I wanted to add SD Card reading to a microcontroller synthesizer project, and for that, I decided a small adapter with .1" pins for use with a breadboard would be handy.
I probably should've just gone and bought a micro-SD adapter and soldered some pins onto it, but I happened to have a dead digital camera around with an SD Card socket in it, so I took the camera apart and desoldered the surface-mount socket. I got a small piece of single-sided copper-clad board and dremeled out a very simple layout that brought the signals I needed to the edge of the board spaced at .1" intervals.
I don't have much experience with surface mount, but thanks to these excellent construction tips it was a breeze. The idea is to clean the board, flux it, pre-solder the pads, then pick up all but a little solder with some copper braid. For the final pin soldering, I used a much finer tip soldering iron than the 35w bludgeon shown here.

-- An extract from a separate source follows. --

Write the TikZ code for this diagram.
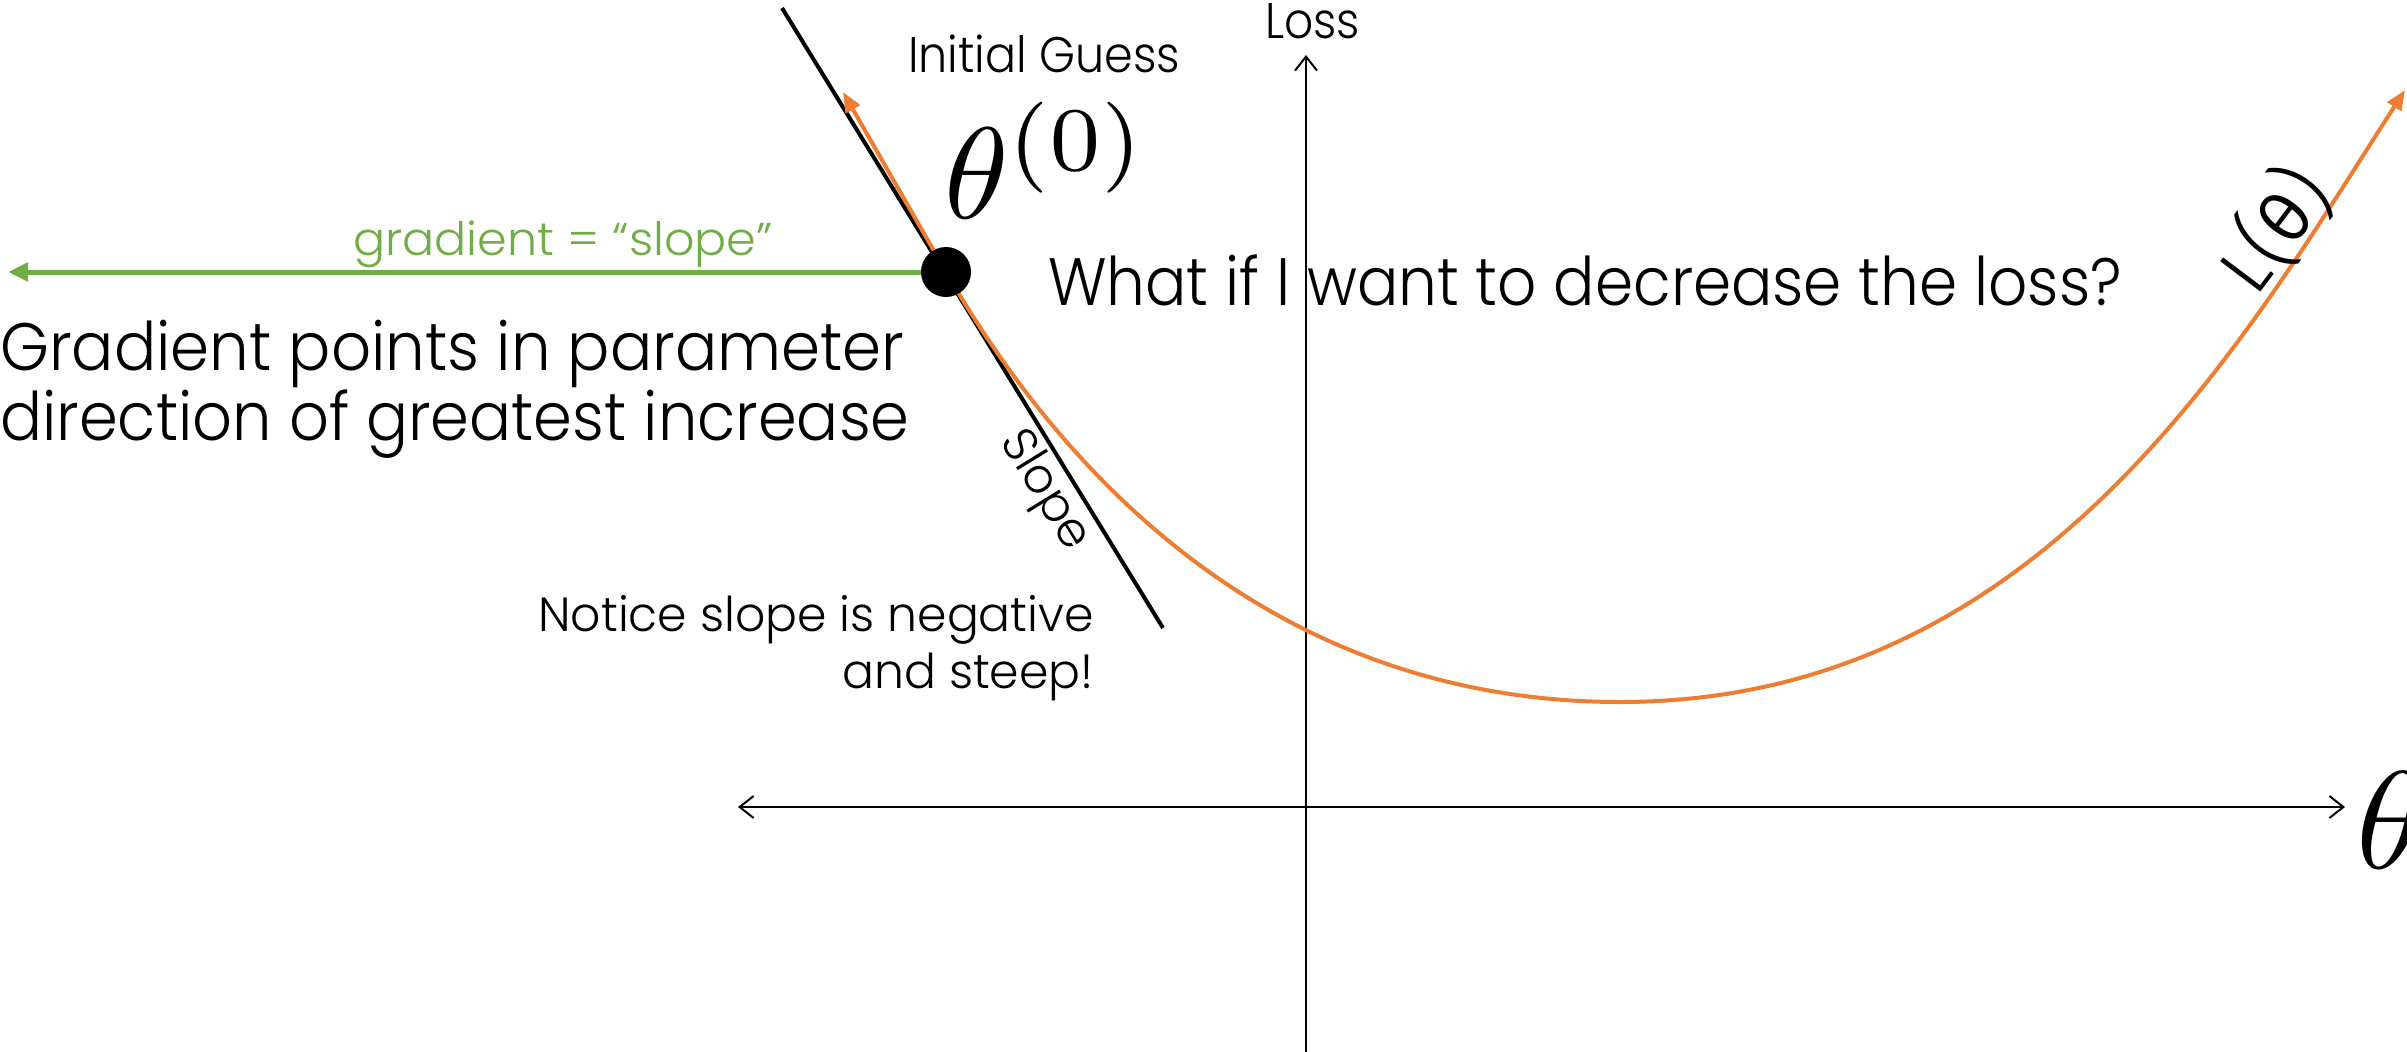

The board includes six 22K pull-up resistors for the card's pins. I hid five of them under the socket.
Ready for some breadboard prototyping...
Then it was time for a stereo audio output adapter. Pins 10 and 11 from a Propeller microcontroller pass through a 10K resistor and a 1uF capacitor, + toward the uC, to line out, with a .01uF ceramic to ground in between. This is same circuit found on some of the Parallax Propeller demo boards.